EXERCISE DETAILS:
Please transcribe the listing below in full and word for word, without its pictures.
========================
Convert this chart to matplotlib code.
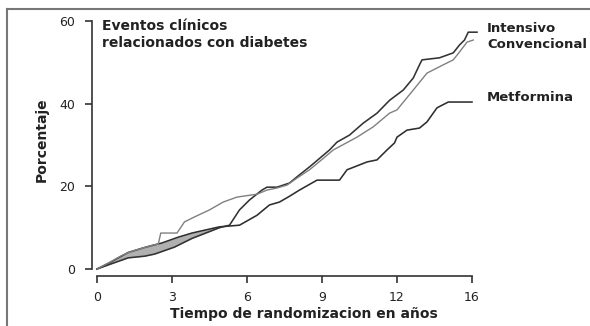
import matplotlib
matplotlib.use("Agg")
import matplotlib.pyplot as plt
from matplotlib.lines import Line2D
import numpy as np

# tiempo en años / porcentaje acumulado
t_conv = [0, 0.5, 1.0, 1.45, 2.3, 2.45, 2.55, 3.2, 3.5, 3.9, 4.5, 5.05, 5.6, 6.4, 6.8, 7.2,
          7.6, 8.0, 8.5, 9.0, 9.45, 10.4, 11.05, 11.7, 12.0, 12.65, 13.2, 13.85, 14.25, 14.5,
          14.8, 15.05]
v_conv = [0, 1.6, 3.3, 4.4, 5.9, 6.0, 8.7, 8.7, 11.4, 12.6, 14.3, 16.2, 17.4, 18.1, 19.1, 19.6,
          20.3, 22.0, 24.0, 26.5, 28.8, 31.9, 34.4, 37.7, 38.5, 43.3, 47.4, 49.4, 50.6, 52.5,
          54.9, 55.4]

t_int = [0, 0.5, 1.25, 1.9, 2.3, 3.1, 3.8, 4.9, 5.3, 5.7, 6.1, 6.6, 6.8, 7.2, 7.7, 8.0, 8.5,
         9.3, 9.6, 10.1, 10.65, 11.2, 11.7, 12.25, 12.65, 12.9, 13.0, 13.7, 14.25, 14.5, 14.7,
         14.85, 15.2]
v_int = [0, 1.1, 2.7, 3.1, 3.6, 5.3, 7.4, 10.0, 10.6, 14.3, 16.7, 19.1, 19.8, 19.8, 20.8, 22.3,
         24.7, 28.8, 30.7, 32.4, 35.3, 37.7, 40.8, 43.3, 46.2, 49.4, 50.6, 51.1, 52.3, 54.2, 55.4,
         57.3, 57.3]

t_met = [0, 0.5, 1.25, 1.9, 2.6, 3.25, 3.8, 4.9, 5.7, 6.4, 6.9, 7.3, 7.7, 8.1, 8.8, 9.7, 10.0,
         10.8, 11.2, 11.6, 11.9, 12.0, 12.4, 12.9, 13.2, 13.6, 14.05, 15.0]
v_met = [0, 1.5, 4.0, 5.2, 6.3, 7.7, 8.7, 10.2, 10.6, 13.0, 15.5, 16.2, 17.6, 19.1, 21.5, 21.5,
         24.0, 25.9, 26.4, 28.8, 30.5, 31.9, 33.6, 34.1, 35.6, 39.0, 40.4, 40.4]

x_ticks = [0, 3, 6, 9, 12, 15]
x_labels = ["0", "3", "6", "9", "12", "16"]
y_ticks = [0, 20, 40, 60]

fig = plt.figure(figsize=(5.9, 3.26), dpi=100)
W, H = 590, 326
# ejes: x=0 -> 97px, 25px por año; y=0 -> 269px, 4.133px por unidad
x0, x1 = -0.3, 15.5
y0, y1 = -1.5, 61
left = 97 + x0 * 25
right = 97 + x1 * 25
bottom = 269 - y0 * 4.133
top = 269 - y1 * 4.133
ax = fig.add_axes([left / W, 1 - bottom / H, (right - left) / W, (bottom - top) / H])
ax.set_xlim(x0, x1)
ax.set_ylim(y0, y1)

# banda sombreada entre intensivo y metformina al principio
tb = np.array(sorted(set([t for t in t_int if t <= 4.9] + [t for t in t_met if t <= 4.9])))
vi = np.interp(tb, t_int, v_int)
vm = np.interp(tb, t_met, v_met)
ax.fill_between(tb, vi, vm, color="#b0b0b0", lw=0)

ax.plot(t_met, v_met, color="#2e2e2e", lw=1.15)
ax.plot(t_int, v_int, color="#333333", lw=1.15)
ax.plot(t_conv, v_conv, color="#808080", lw=1.0)

for s in ["top", "right"]:
    ax.spines[s].set_visible(False)
ax.spines["left"].set_position(("data", -0.2))
ax.spines["bottom"].set_position(("data", -1.7))
ax.spines["left"].set_bounds(0, 60)
ax.spines["bottom"].set_bounds(0, 15)
for s in ["left", "bottom"]:
    ax.spines[s].set_color("#333333")
    ax.spines[s].set_linewidth(1.2)
ax.set_xticks(x_ticks)
ax.set_xticklabels(x_labels)
ax.set_yticks(y_ticks)
ax.tick_params(direction="out", length=5, width=1.2, color="#333333",
               labelsize=9, labelcolor="#222222")
ax.tick_params(axis="y", pad=7)
ax.tick_params(axis="x", pad=6)
ax.patch.set_visible(False)

fig.text(102 / W, 1 - 19 / H, "Eventos clínicos\nrelacionados con diabetes",
         fontsize=10, fontweight="bold", color="#222222", va="top", ha="left",
         linespacing=1.3)
fig.text(42 / W, 1 - 140 / H, "Porcentaje", rotation=90, fontsize=10,
         fontweight="bold", color="#222222", ha="center", va="center")
fig.text(304 / W, 1 - 314 / H, "Tiempo de randomizacion en años", fontsize=10,
         fontweight="bold", color="#222222", ha="center", va="center")
fig.text(487 / W, 1 - 28 / H, "Intensivo", fontsize=9.5, fontweight="bold",
         color="#222222", ha="left", va="center")
fig.text(487 / W, 1 - 45 / H, "Convencional", fontsize=9.5, fontweight="bold",
         color="#222222", ha="left", va="center")
fig.text(487 / W, 1 - 97 / H, "Metformina", fontsize=9.5, fontweight="bold",
         color="#222222", ha="left", va="center")

# marco gris de la imagen (arriba e izquierda)
fig.add_artist(Line2D([7 / W, 7 / W], [0, 1 - 9 / H], color="#777777", lw=1.5))
fig.add_artist(Line2D([7 / W, 1], [1 - 9 / H, 1 - 9 / H], color="#777777", lw=1.5))

fig.savefig("out.png", dpi=100)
========================
RESULT FOR THIS TASK:
Convert this chart to matplotlib code.
import matplotlib
matplotlib.use("Agg")
import matplotlib.pyplot as plt
from matplotlib.lines import Line2D
import numpy as np

# tiempo en años / porcentaje acumulado
t_conv = [0, 0.5, 1.0, 1.45, 2.3, 2.45, 2.55, 3.2, 3.5, 3.9, 4.5, 5.05, 5.6, 6.4, 6.8, 7.2,
          7.6, 8.0, 8.5, 9.0, 9.45, 10.4, 11.05, 11.7, 12.0, 12.65, 13.2, 13.85, 14.25, 14.5,
          14.8, 15.05]
v_conv = [0, 1.6, 3.3, 4.4, 5.9, 6.0, 8.7, 8.7, 11.4, 12.6, 14.3, 16.2, 17.4, 18.1, 19.1, 19.6,
          20.3, 22.0, 24.0, 26.5, 28.8, 31.9, 34.4, 37.7, 38.5, 43.3, 47.4, 49.4, 50.6, 52.5,
          54.9, 55.4]

t_int = [0, 0.5, 1.25, 1.9, 2.3, 3.1, 3.8, 4.9, 5.3, 5.7, 6.1, 6.6, 6.8, 7.2, 7.7, 8.0, 8.5,
         9.3, 9.6, 10.1, 10.65, 11.2, 11.7, 12.25, 12.65, 12.9, 13.0, 13.7, 14.25, 14.5, 14.7,
         14.85, 15.2]
v_int = [0, 1.1, 2.7, 3.1, 3.6, 5.3, 7.4, 10.0, 10.6, 14.3, 16.7, 19.1, 19.8, 19.8, 20.8, 22.3,
         24.7, 28.8, 30.7, 32.4, 35.3, 37.7, 40.8, 43.3, 46.2, 49.4, 50.6, 51.1, 52.3, 54.2, 55.4,
         57.3, 57.3]

t_met = [0, 0.5, 1.25, 1.9, 2.6, 3.25, 3.8, 4.9, 5.7, 6.4, 6.9, 7.3, 7.7, 8.1, 8.8, 9.7, 10.0,
         10.8, 11.2, 11.6, 11.9, 12.0, 12.4, 12.9, 13.2, 13.6, 14.05, 15.0]
v_met = [0, 1.5, 4.0, 5.2, 6.3, 7.7, 8.7, 10.2, 10.6, 13.0, 15.5, 16.2, 17.6, 19.1, 21.5, 21.5,
         24.0, 25.9, 26.4, 28.8, 30.5, 31.9, 33.6, 34.1, 35.6, 39.0, 40.4, 40.4]

x_ticks = [0, 3, 6, 9, 12, 15]
x_labels = ["0", "3", "6", "9", "12", "16"]
y_ticks = [0, 20, 40, 60]

fig = plt.figure(figsize=(5.9, 3.26), dpi=100)
W, H = 590, 326
# ejes: x=0 -> 97px, 25px por año; y=0 -> 269px, 4.133px por unidad
x0, x1 = -0.3, 15.5
y0, y1 = -1.5, 61
left = 97 + x0 * 25
right = 97 + x1 * 25
bottom = 269 - y0 * 4.133
top = 269 - y1 * 4.133
ax = fig.add_axes([left / W, 1 - bottom / H, (right - left) / W, (bottom - top) / H])
ax.set_xlim(x0, x1)
ax.set_ylim(y0, y1)

# banda sombreada entre intensivo y metformina al principio
tb = np.array(sorted(set([t for t in t_int if t <= 4.9] + [t for t in t_met if t <= 4.9])))
vi = np.interp(tb, t_int, v_int)
vm = np.interp(tb, t_met, v_met)
ax.fill_between(tb, vi, vm, color="#b0b0b0", lw=0)

ax.plot(t_met, v_met, color="#2e2e2e", lw=1.15)
ax.plot(t_int, v_int, color="#333333", lw=1.15)
ax.plot(t_conv, v_conv, color="#808080", lw=1.0)

for s in ["top", "right"]:
    ax.spines[s].set_visible(False)
ax.spines["left"].set_position(("data", -0.2))
ax.spines["bottom"].set_position(("data", -1.7))
ax.spines["left"].set_bounds(0, 60)
ax.spines["bottom"].set_bounds(0, 15)
for s in ["left", "bottom"]:
    ax.spines[s].set_color("#333333")
    ax.spines[s].set_linewidth(1.2)
ax.set_xticks(x_ticks)
ax.set_xticklabels(x_labels)
ax.set_yticks(y_ticks)
ax.tick_params(direction="out", length=5, width=1.2, color="#333333",
               labelsize=9, labelcolor="#222222")
ax.tick_params(axis="y", pad=7)
ax.tick_params(axis="x", pad=6)
ax.patch.set_visible(False)

fig.text(102 / W, 1 - 19 / H, "Eventos clínicos\nrelacionados con diabetes",
         fontsize=10, fontweight="bold", color="#222222", va="top", ha="left",
         linespacing=1.3)
fig.text(42 / W, 1 - 140 / H, "Porcentaje", rotation=90, fontsize=10,
         fontweight="bold", color="#222222", ha="center", va="center")
fig.text(304 / W, 1 - 314 / H, "Tiempo de randomizacion en años", fontsize=10,
         fontweight="bold", color="#222222", ha="center", va="center")
fig.text(487 / W, 1 - 28 / H, "Intensivo", fontsize=9.5, fontweight="bold",
         color="#222222", ha="left", va="center")
fig.text(487 / W, 1 - 45 / H, "Convencional", fontsize=9.5, fontweight="bold",
         color="#222222", ha="left", va="center")
fig.text(487 / W, 1 - 97 / H, "Metformina", fontsize=9.5, fontweight="bold",
         color="#222222", ha="left", va="center")

# marco gris de la imagen (arriba e izquierda)
fig.add_artist(Line2D([7 / W, 7 / W], [0, 1 - 9 / H], color="#777777", lw=1.5))
fig.add_artist(Line2D([7 / W, 1], [1 - 9 / H, 1 - 9 / H], color="#777777", lw=1.5))

fig.savefig("out.png", dpi=100)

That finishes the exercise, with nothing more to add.